FAISS (Facebook AI Similarity Search) Overview

Repository: https://github.com/facebookresearch/faiss
Language: C++ (Python bindings available; GPU/CUDA support for accelerated operations)

Purpose & Use Cases

FAISS is a highly optimized, industrial-grade vector similarity search library designed for scalable approximate nearest neighbor (ANN) and exact nearest neighbor search over high-dimensional data. It balances speed, memory efficiency, and flexibility, with native support for both offline/static and semi-real-time dynamic workloads (via incremental indexes). It is suitable for:

Large-scale (billions of vectors) high-dimensional similarity search (10s to 1000s of dimensions).
Both offline batch indexing and semi-real-time incremental insertion/deletion (via specific index types).
Production-grade deployments (CPU/GPU acceleration, distributed support) for AI/ML pipelines.

Typical applications include:

Real-time/recommendation systems (user/item embedding retrieval, real-time feature matching).
Computer vision (image feature retrieval, face recognition).
NLP (text embedding similarity search, semantic search).
Large-scale scientific computing (high-dimensional data clustering/analytics).

Algorithms Supported

FAISS provides a comprehensive suite of index algorithms (each optimized for different tradeoffs of speed, memory, recall, and dynamicity), grouped by core architecture:

1. Brute-force (Exact Search)

Algorithm	Key Characteristics	Use Case
`IndexFlatL2`/`IndexFlatIP`	Exact L2/Euclidean or Inner Product search (no approximation, baseline).	Small datasets (`<1M` vectors), high-recall requirements.

2. Quantization-Based Indexes (Memory-Optimized)

Algorithm	Key Characteristics	Use Case
`IndexIVFFlat`	Inverted file (IVF) + flat quantizer (balances speed/memory, no precision loss).	Medium-scale datasets (1M–100M vectors), moderate recall.
`IndexIVFPQ`	IVF + Product Quantization (PQ) (high memory compression, minor recall loss).	Large-scale datasets (100M+ vectors), memory-constrained environments.
`IndexIVFSQ`	IVF + Scalar Quantization (SQ) (lightweight compression, low recall loss).	Edge/embedded systems, low-memory deployments.
`IndexPQ`	Pure Product Quantization (no IVF, fast search for ultra-large datasets).	Billion-scale vectors, acceptable recall tradeoff.

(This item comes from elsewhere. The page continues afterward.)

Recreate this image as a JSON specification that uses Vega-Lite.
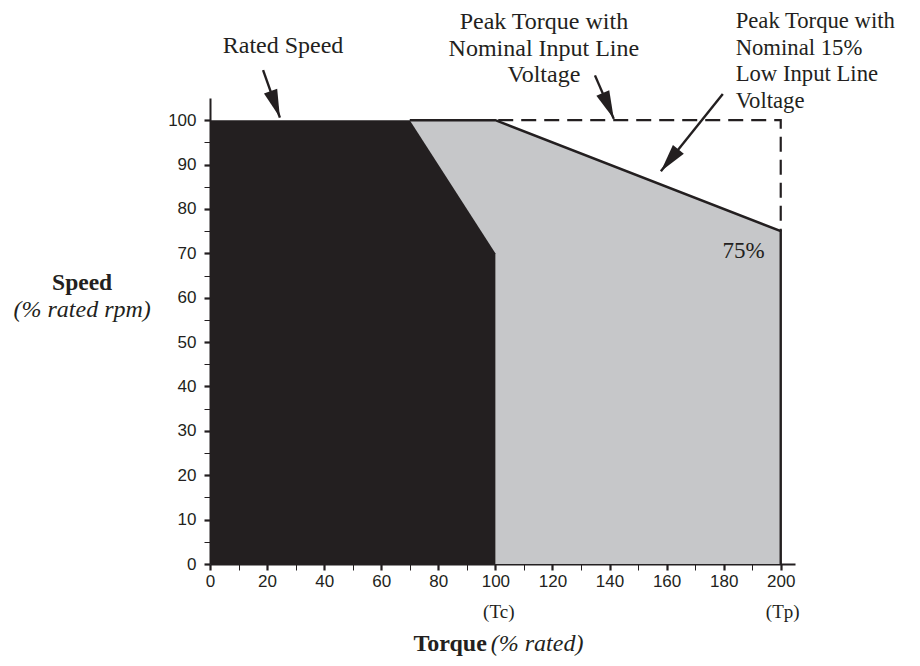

3. Graph-Based Indexes (High-Speed ANN)

Algorithm	Key Characteristics	Use Case
`IndexHNSWFlat`	HNSW (Hierarchical Navigable Small Worlds) + flat quantizer (fastest ANN for high-dim data).	Low-latency query scenarios (e.g., real-time retrieval).
`IndexIVFHNSW`	IVF + HNSW (combines IVF’s scalability with HNSW’s speed).	100M+ vectors, low query latency requirements.

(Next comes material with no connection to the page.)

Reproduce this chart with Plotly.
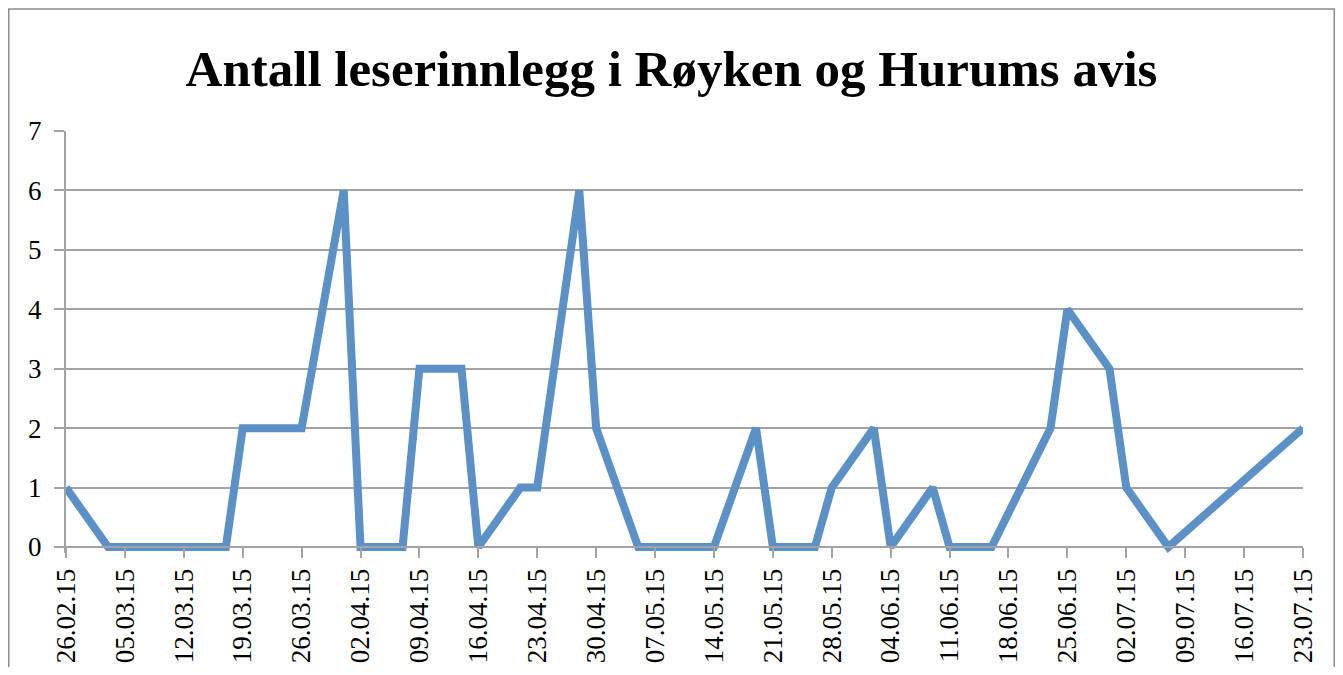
import plotly.graph_objects as go

# ---- data ----
dates = ["2015-02-26", "2015-03-03", "2015-03-05", "2015-03-10", "2015-03-12", "2015-03-17",
         "2015-03-19", "2015-03-24", "2015-03-26", "2015-03-31",
         "2015-04-02", "2015-04-07", "2015-04-09", "2015-04-14", "2015-04-16",
         "2015-04-21", "2015-04-23", "2015-04-28", "2015-04-30",
         "2015-05-05", "2015-05-07", "2015-05-12", "2015-05-14",
         "2015-05-19", "2015-05-21", "2015-05-26", "2015-05-28", "2015-06-02",
         "2015-06-04", "2015-06-09", "2015-06-11", "2015-06-16",
         "2015-06-23", "2015-06-25", "2015-06-30", "2015-07-02", "2015-07-07", "2015-07-23"]
values = [1, 0, 0, 0, 0, 0,
          2, 2, 2, 6,
          0, 0, 3, 3, 0,
          1, 1, 6, 2,
          0, 0, 0, 0,
          2, 0, 0, 1, 2,
          0, 1, 0, 0,
          2, 4, 3, 1, 0, 2]

tick_dates = ["2015-02-26", "2015-03-05", "2015-03-12", "2015-03-19", "2015-03-26", "2015-04-02",
              "2015-04-09", "2015-04-16", "2015-04-23", "2015-04-30", "2015-05-07", "2015-05-14",
              "2015-05-21", "2015-05-28", "2015-06-04", "2015-06-11", "2015-06-18", "2015-06-25",
              "2015-07-02", "2015-07-09", "2015-07-16", "2015-07-23"]
tick_labels = ["26.02.15", "05.03.15", "12.03.15", "19.03.15", "26.03.15", "02.04.15",
               "09.04.15", "16.04.15", "23.04.15", "30.04.15", "07.05.15", "14.05.15",
               "21.05.15", "28.05.15", "04.06.15", "11.06.15", "18.06.15", "25.06.15",
               "02.07.15", "09.07.15", "16.07.15", "23.07.15"]
y_ticks = [0, 1, 2, 3, 4, 5, 6, 7]

title_text = "Antall leserinnlegg i Røyken og Hurums avis"

# page body has an 8px margin, so the figure is sized to fit inside the window
W, H = 1327, 659
L, R, T, B = 58, 32, 123, 114
plot_h = H - T - B
pad = 6.0                      # px of room below value 0 so the thick line is not clipped
axis_pos = pad / plot_h        # x-axis drawn at value 0
unit_px = (plot_h - pad) / 7.0

fig = go.Figure()
fig.add_trace(go.Scatter(
    x=dates, y=values, mode="lines",
    line=dict(color="#5B91C7", width=8),
    hoverinfo="x+y", showlegend=False,
))

grid_col = "#A3A3A3"
fig.update_layout(
    width=W, height=H,
    margin=dict(l=L, r=R, t=T, b=B, autoexpand=False),
    paper_bgcolor="white", plot_bgcolor="white",
    title=dict(text=title_text, x=0.5, xanchor="center", xref="container",
               y=1 - 60 / H, yanchor="middle", yref="container",
               font=dict(family="Liberation Serif", size=51, color="black", weight="bold")),
    xaxis=dict(
        type="date",
        range=[tick_dates[0], tick_dates[-1]],
        tickvals=tick_dates, ticktext=tick_labels,
        tickangle=-90,
        tickfont=dict(family="Liberation Serif", size=27, color="black"),
        showgrid=False, zeroline=False,
        showline=True, linecolor=grid_col, linewidth=2,
        ticks="outside", ticklen=10, tickcolor=grid_col, tickwidth=2,
        anchor="free", position=axis_pos,
        automargin=False,
    ),
    yaxis=dict(
        range=[-pad / unit_px, 7],
        tickvals=y_ticks,
        tickfont=dict(family="Liberation Serif", size=27, color="black"),
        ticklabelstandoff=7,
        showgrid=True, gridcolor=grid_col, gridwidth=2,
        zeroline=False,
        showline=True, linecolor=grid_col, linewidth=2,
        ticks="outside", ticklen=10, tickcolor=grid_col, tickwidth=2,
        automargin=False,
    ),
)

# outer chart border
def px_to_paper_x(px):
    return (px - L) / (W - L - R)

def px_to_paper_y(py):
    return (H - B - py) / plot_h

fig.add_shape(type="rect", xref="paper", yref="paper",
              x0=px_to_paper_x(0.75), x1=px_to_paper_x(W - 0.75),
              y0=px_to_paper_y(H + 20), y1=px_to_paper_y(1),
              line=dict(color="#8C8C8C", width=1.5), fillcolor="rgba(0,0,0,0)", layer="below")

fig.write_html("out.html")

4. Dynamic/Incremental Indexes (Semi-Real-Time)

Algorithm	Key Characteristics	Use Case
`IndexIDMap`	Wrapper for static indexes to support ID-based insertion/deletion (soft dynamic).	Semi-real-time updates (hourly/daily batch).
`IndexIDMap2`	Enhanced IDMap with better memory management for frequent updates.	Medium-frequency incremental insertion.
`IndexIVFScalarQuantizer` (with IDMap)	IVF+SQ + dynamic ID mapping	Real-time recommendation systems (10k+ QPS insertion).

5. GPU-Accelerated Indexes

All core algorithms (Flat/IVF/PQ/HNSW) have GPU variants (e.g., GpuIndexFlatL2, GpuIndexIVFPQ) optimized for CUDA-enabled GPUs, delivering 10–100x faster query/insertion speed vs CPU.

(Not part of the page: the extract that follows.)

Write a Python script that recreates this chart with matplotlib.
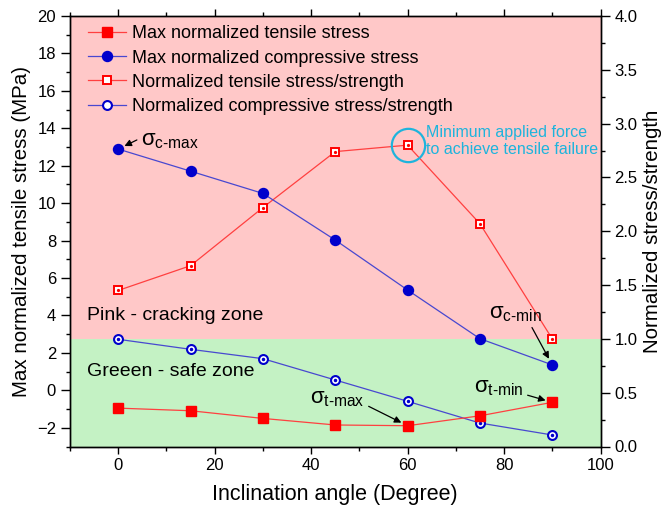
import numpy as np
import matplotlib
matplotlib.use("Agg")
import matplotlib.pyplot as plt
from matplotlib.ticker import MultipleLocator
from matplotlib.lines import Line2D

plt.rcParams['font.family'] = ['Liberation Sans', 'DejaVu Sans']
plt.rcParams['mathtext.fontset'] = 'custom'
plt.rcParams['mathtext.rm'] = 'Liberation Sans'
plt.rcParams['mathtext.it'] = 'Liberation Sans'

# data
angle = [0, 15, 30, 45, 60, 75, 90]
max_tensile = [-0.95, -1.09, -1.50, -1.85, -1.89, -1.36, -0.64]      # MPa
max_compressive = [12.89, 11.71, 10.52, 8.03, 5.36, 2.76, 1.36]      # MPa
tensile_ratio = [1.45, 1.68, 2.22, 2.74, 2.80, 2.07, 1.00]
compressive_ratio = [0.996, 0.903, 0.816, 0.618, 0.42, 0.218, 0.107]

pink = '#FFC8C8'
green = '#C4F2C4'
red = '#FF0000'
red_line = '#FF4040'
blue = '#0000CC'
blue_line = '#4848D0'
cyan = '#1EB4DC'

fig = plt.figure(figsize=(6.68, 5.17), dpi=100)
ax = fig.add_axes([70/668, 1-446.5/517, 530.5/668, 430.5/517])
ax2 = ax.twinx()
ax.set_zorder(2)
ax2.set_zorder(1)
ax.patch.set_visible(False)

# zones (right axis: ratio < 1 is safe)
ax2.axhspan(0, 1.0, color=green, zorder=0, lw=0)
ax2.axhspan(1.0, 4.0, color=pink, zorder=0, lw=0)

ax.plot(angle, max_tensile, color=red_line, lw=0.9, marker='s', ms=6.7,
        mfc=red, mec=red)
ax.plot(angle, max_compressive, color=blue_line, lw=0.9, marker='o', ms=7.2,
        mfc=blue, mec=blue)

ax2.plot(angle, tensile_ratio, color=red_line, lw=0.9, marker='s', ms=6,
         mfc='white', mec=red, mew=1.4)
ax2.plot(angle, tensile_ratio, ls='none', marker='o', ms=1.3, mfc=red, mec=red)
ax2.plot(angle, compressive_ratio, color=blue_line, lw=0.9, marker='o', ms=6.4,
         mfc='white', mec=blue, mew=1.5)
ax2.plot(angle, compressive_ratio, ls='none', marker='o', ms=1.5, mfc=blue, mec=blue)

# highlight minimum force point
ax2.plot(angle[4], tensile_ratio[4], marker='o', ms=24, mfc='none', mec=cyan, mew=1.6)
ax.text(63.9, 13.33, 'Minimum applied force\nto achieve tensile failure',
        color=cyan, fontsize=11.5, ha='left', va='center', linespacing=1.2)

ax.set_xlim(-10, 100)
ax.set_ylim(-3, 20)
ax2.set_ylim(0, 4)

ax.xaxis.set_major_locator(MultipleLocator(20))
ax.xaxis.set_minor_locator(MultipleLocator(10))
ax.yaxis.set_major_locator(MultipleLocator(2))
ax.yaxis.set_minor_locator(MultipleLocator(1))
ax2.yaxis.set_major_locator(MultipleLocator(0.5))
ax2.yaxis.set_minor_locator(MultipleLocator(0.25))
ax2.yaxis.set_major_formatter(matplotlib.ticker.FormatStrFormatter('%.1f'))

ax.tick_params(axis='both', which='major', direction='out', length=6.5, width=1,
               labelsize=12, top=True)
ax.tick_params(axis='both', which='minor', direction='out', length=3.2, width=1,
               top=True)
ax.tick_params(axis='x', which='major', length=5)
ax2.tick_params(axis='y', which='major', direction='out', length=6.5, width=1,
                labelsize=12)
ax2.tick_params(axis='y', which='minor', direction='out', length=3.2, width=1)
for a in (ax, ax2):
    for s in a.spines.values():
        s.set_linewidth(1.0)

ax.set_xlabel('Inclination angle (Degree)', fontsize=15.5, labelpad=8)
ax.set_ylabel('Max normalized tensile stress (MPa)', fontsize=14.8, labelpad=4)
ax2.set_ylabel('Normalized stress/strength', fontsize=14.8, labelpad=4)

ax.text(-6.5, 4.02, 'Pink - cracking zone', fontsize=14, ha='left', va='center')
ax.text(-6.5, 0.99, 'Greeen - safe zone', fontsize=14, ha='left', va='center')

arrow = dict(arrowstyle='-|>', color='black', lw=0.9, mutation_scale=10,
             shrinkA=1, shrinkB=5)
ax.annotate(r'$\sigma_{\mathrm{c\text{-}max}}$', xy=(angle[0], max_compressive[0]),
            xytext=(4.7, 13.37), fontsize=16, ha='left', va='center',
            arrowprops=dict(arrow, relpos=(0, 0.6)))
ax.annotate(r'$\sigma_{\mathrm{c\text{-}min}}$', xy=(angle[6], max_compressive[6]),
            xytext=(76.8, 4.13), fontsize=16, ha='left', va='center',
            arrowprops=dict(arrow, relpos=(0.78, 0.0)))
ax.annotate(r'$\sigma_{\mathrm{t\text{-}max}}$', xy=(angle[4], max_tensile[4]),
            xytext=(39.8, -0.41), fontsize=16, ha='left', va='center',
            arrowprops=dict(arrow, relpos=(1.0, 0.2)))
ax.annotate(r'$\sigma_{\mathrm{t\text{-}min}}$', xy=(angle[6], max_tensile[6]),
            xytext=(73.8, 0.14), fontsize=16, ha='left', va='center',
            arrowprops=dict(arrow, relpos=(1.0, 0.2)))

handles = [
    Line2D([], [], color=red_line, lw=0.9, marker='s', ms=6.7, mfc=red, mec=red),
    Line2D([], [], color=blue_line, lw=0.9, marker='o', ms=7.2, mfc=blue, mec=blue),
    Line2D([], [], color=red_line, lw=0.9, marker='s', ms=6, mfc='white', mec=red, mew=1.4),
    Line2D([], [], color=blue_line, lw=0.9, marker='o', ms=6.4, mfc='white', mec=blue, mew=1.5),
]
labels = ['Max normalized tensile stress', 'Max normalized compressive stress',
          'Normalized tensile stress/strength', 'Normalized compressive stress/strength']
ax.legend(handles, labels, loc='upper left', bbox_to_anchor=(0.02, 0.995),
          frameon=False, fontsize=13, handlelength=2.1, handletextpad=0.37,
          labelspacing=0.4, borderaxespad=0.2, borderpad=0.2)

fig.savefig('out.png', dpi=100)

Core Technical Specifications

1. Supported Metric Spaces (Official Implementation)

FAISS focuses on metric spaces for numerical vectors (no native non-metric support like Jaccard/Hamming):

Metric Type	Full Name	Supported Indexes	Use Case
L2	Euclidean Distance	All indexes	General numerical vectors (image embeddings).
Inner Product (IP)	Dot Product	All indexes	Text embeddings (equivalent to cosine for normalized vectors).
Cosine Similarity	Cosine Distance (normalized IP)	All indexes (via vector normalization)	Direction-based vector comparison (NLP embeddings).

Note: Non-metric spaces (Jaccard/Hamming/Levenshtein) require custom preprocessing (e.g., vector normalization for cosine simulation) – no native support.

2. Supported Data Types (Official Implementation)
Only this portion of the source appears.